= SET PROBLEM =
Transcribe every line exactly. Leave the pictures behind.

= DATA PROVIDED =
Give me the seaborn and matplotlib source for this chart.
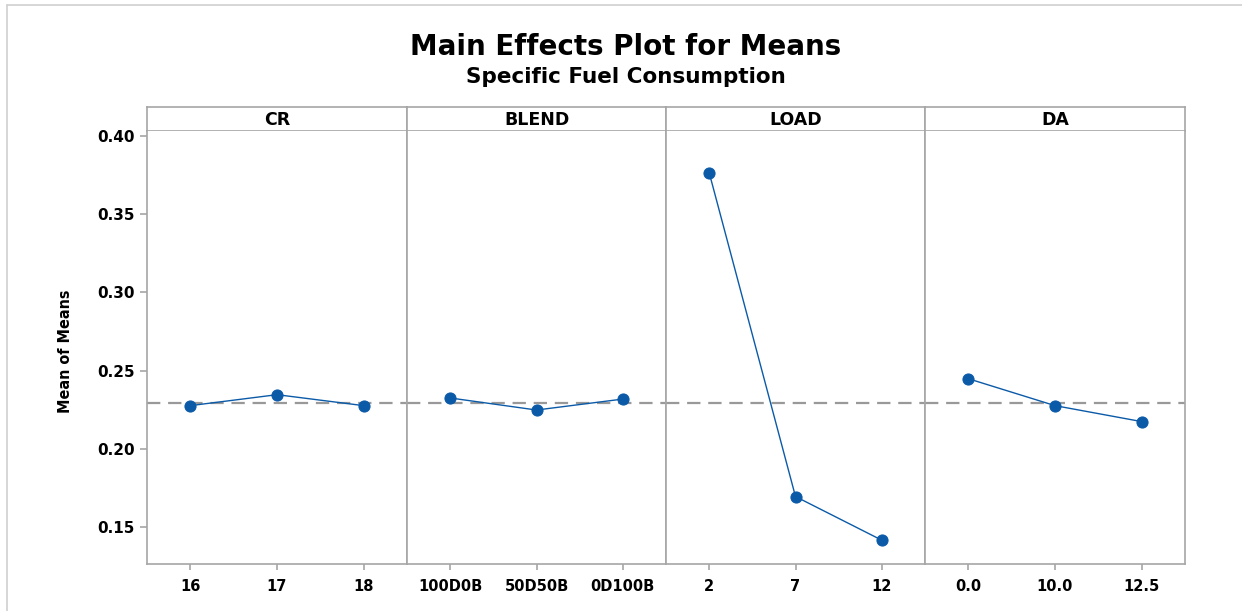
import pandas as pd
import matplotlib.pyplot as plt
import seaborn as sns

# factor levels and the mean SFC
factors = ["CR", "BLEND", "LOAD", "DA"]
cr_levels = ["16", "17", "18"]
cr_means = [0.2277, 0.2347, 0.2277]
blend_levels = ["100D0B", "50D50B", "0D100B"]
blend_means = [0.2326, 0.2249, 0.2319]
load_levels = ["2", "7", "12"]
load_means = [0.3766, 0.1696, 0.1417]
da_levels = ["0.0", "10.0", "12.5"]
da_means = [0.2449, 0.2277, 0.2175]
grand_mean = 0.2297
y_ticks = [0.15, 0.20, 0.25, 0.30, 0.35, 0.40]

W, H = 1242, 611
LINE = "#0b5aa8"
GREY = "#a6a6a6"

sns.set_theme(style="white")
plt.rcParams["font.family"] = ["DejaVu Sans"]
plt.rcParams["text.color"] = "black"


def px_rect(x0, y0, x1, y1):
    # pixel box (top-left origin) -> figure fraction rect
    return [x0 / W, (H - y1) / H, (x1 - x0) / W, (y1 - y0) / H]


def style_axes(ax):
    for side, sp in ax.spines.items():
        sp.set_color(GREY)
        sp.set_linewidth(1.2)
    ax.set_facecolor("white")


def draw_panel(ax, levels, means, first):
    df = pd.DataFrame({"level": levels, "mean": means})
    sns.pointplot(data=df, x="level", y="mean", order=levels, color=LINE,
                  markers="o", markersize=8, linewidth=1.0, errorbar=None, ax=ax)
    ax.axhline(grand_mean, color="#999999", lw=1.6, ls=(0, (6, 3.5)), zorder=0)
    ax.set_xlim(-0.5, 2.5)
    ax.set_ylim(0.1265, 0.4032)
    ax.set_xlabel("")
    ax.set_ylabel("")
    style_axes(ax)
    ax.spines["top"].set_visible(False)
    ax.tick_params(axis="x", bottom=True, length=4, width=1.2, color=GREY,
                   labelcolor="black", labelsize=10.5, pad=7)
    for t in ax.get_xticklabels():
        t.set_fontweight("bold")
    ax.set_yticks(y_ticks)
    if first:
        ax.set_yticklabels([f"{v:.2f}" for v in y_ticks], fontsize=11,
                           fontweight="bold")
        ax.tick_params(axis="y", left=True, length=5, width=1.2, color=GREY,
                       labelcolor="black", pad=4)
    else:
        ax.tick_params(axis="y", left=False, labelleft=False)
    ax.grid(False)


fig = plt.figure(figsize=(W / 100, H / 100), dpi=100)
fig.patch.set_facecolor("white")

# thin frame lines along top and left of the image
fig.add_artist(plt.Line2D([7 / W, 1], [1 - 5 / H, 1 - 5 / H], color="#d0d0d0", lw=1.2))
fig.add_artist(plt.Line2D([7 / W, 7 / W], [0, 1 - 5 / H], color="#d0d0d0", lw=1.2))

edges = [147, 407, 666, 925, 1185]
panels = [(cr_levels, cr_means), (blend_levels, blend_means),
          (load_levels, load_means), (da_levels, da_means)]

for i, name in enumerate(factors):
    x0, x1 = edges[i], edges[i + 1]
    hax = fig.add_axes(px_rect(x0, 107, x1, 131))
    style_axes(hax)
    hax.set_xticks([])
    hax.set_yticks([])
    hax.text(0.5, 0.45, name, ha="center", va="center", fontsize=12.5,
             fontweight="bold", transform=hax.transAxes)

    ax = fig.add_axes(px_rect(x0, 131, x1, 564))
    draw_panel(ax, panels[i][0], panels[i][1], first=(i == 0))

fig.text(626 / W, 1 - 47 / H, "Main Effects Plot for Means", ha="center",
         va="center", fontsize=20, fontweight="bold")
fig.text(626 / W, 1 - 77 / H, "Specific Fuel Consumption", ha="center",
         va="center", fontsize=15.5, fontweight="bold")
fig.text(66 / W, 1 - 351 / H, "Mean of Means", ha="center", va="center",
         rotation=90, fontsize=11.5, fontweight="bold", fontstretch="condensed")

fig.savefig("out.png", dpi=100, facecolor="white")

= TASK ANSWER =
Give me the seaborn and matplotlib source for this chart.
import pandas as pd
import matplotlib.pyplot as plt
import seaborn as sns

# factor levels and the mean SFC
factors = ["CR", "BLEND", "LOAD", "DA"]
cr_levels = ["16", "17", "18"]
cr_means = [0.2277, 0.2347, 0.2277]
blend_levels = ["100D0B", "50D50B", "0D100B"]
blend_means = [0.2326, 0.2249, 0.2319]
load_levels = ["2", "7", "12"]
load_means = [0.3766, 0.1696, 0.1417]
da_levels = ["0.0", "10.0", "12.5"]
da_means = [0.2449, 0.2277, 0.2175]
grand_mean = 0.2297
y_ticks = [0.15, 0.20, 0.25, 0.30, 0.35, 0.40]

W, H = 1242, 611
LINE = "#0b5aa8"
GREY = "#a6a6a6"

sns.set_theme(style="white")
plt.rcParams["font.family"] = ["DejaVu Sans"]
plt.rcParams["text.color"] = "black"


def px_rect(x0, y0, x1, y1):
    # pixel box (top-left origin) -> figure fraction rect
    return [x0 / W, (H - y1) / H, (x1 - x0) / W, (y1 - y0) / H]


def style_axes(ax):
    for side, sp in ax.spines.items():
        sp.set_color(GREY)
        sp.set_linewidth(1.2)
    ax.set_facecolor("white")


def draw_panel(ax, levels, means, first):
    df = pd.DataFrame({"level": levels, "mean": means})
    sns.pointplot(data=df, x="level", y="mean", order=levels, color=LINE,
                  markers="o", markersize=8, linewidth=1.0, errorbar=None, ax=ax)
    ax.axhline(grand_mean, color="#999999", lw=1.6, ls=(0, (6, 3.5)), zorder=0)
    ax.set_xlim(-0.5, 2.5)
    ax.set_ylim(0.1265, 0.4032)
    ax.set_xlabel("")
    ax.set_ylabel("")
    style_axes(ax)
    ax.spines["top"].set_visible(False)
    ax.tick_params(axis="x", bottom=True, length=4, width=1.2, color=GREY,
                   labelcolor="black", labelsize=10.5, pad=7)
    for t in ax.get_xticklabels():
        t.set_fontweight("bold")
    ax.set_yticks(y_ticks)
    if first:
        ax.set_yticklabels([f"{v:.2f}" for v in y_ticks], fontsize=11,
                           fontweight="bold")
        ax.tick_params(axis="y", left=True, length=5, width=1.2, color=GREY,
                       labelcolor="black", pad=4)
    else:
        ax.tick_params(axis="y", left=False, labelleft=False)
    ax.grid(False)


fig = plt.figure(figsize=(W / 100, H / 100), dpi=100)
fig.patch.set_facecolor("white")

# thin frame lines along top and left of the image
fig.add_artist(plt.Line2D([7 / W, 1], [1 - 5 / H, 1 - 5 / H], color="#d0d0d0", lw=1.2))
fig.add_artist(plt.Line2D([7 / W, 7 / W], [0, 1 - 5 / H], color="#d0d0d0", lw=1.2))

edges = [147, 407, 666, 925, 1185]
panels = [(cr_levels, cr_means), (blend_levels, blend_means),
          (load_levels, load_means), (da_levels, da_means)]

for i, name in enumerate(factors):
    x0, x1 = edges[i], edges[i + 1]
    hax = fig.add_axes(px_rect(x0, 107, x1, 131))
    style_axes(hax)
    hax.set_xticks([])
    hax.set_yticks([])
    hax.text(0.5, 0.45, name, ha="center", va="center", fontsize=12.5,
             fontweight="bold", transform=hax.transAxes)

    ax = fig.add_axes(px_rect(x0, 131, x1, 564))
    draw_panel(ax, panels[i][0], panels[i][1], first=(i == 0))

fig.text(626 / W, 1 - 47 / H, "Main Effects Plot for Means", ha="center",
         va="center", fontsize=20, fontweight="bold")
fig.text(626 / W, 1 - 77 / H, "Specific Fuel Consumption", ha="center",
         va="center", fontsize=15.5, fontweight="bold")
fig.text(66 / W, 1 - 351 / H, "Mean of Means", ha="center", va="center",
         rotation=90, fontsize=11.5, fontweight="bold", fontstretch="condensed")

fig.savefig("out.png", dpi=100, facecolor="white")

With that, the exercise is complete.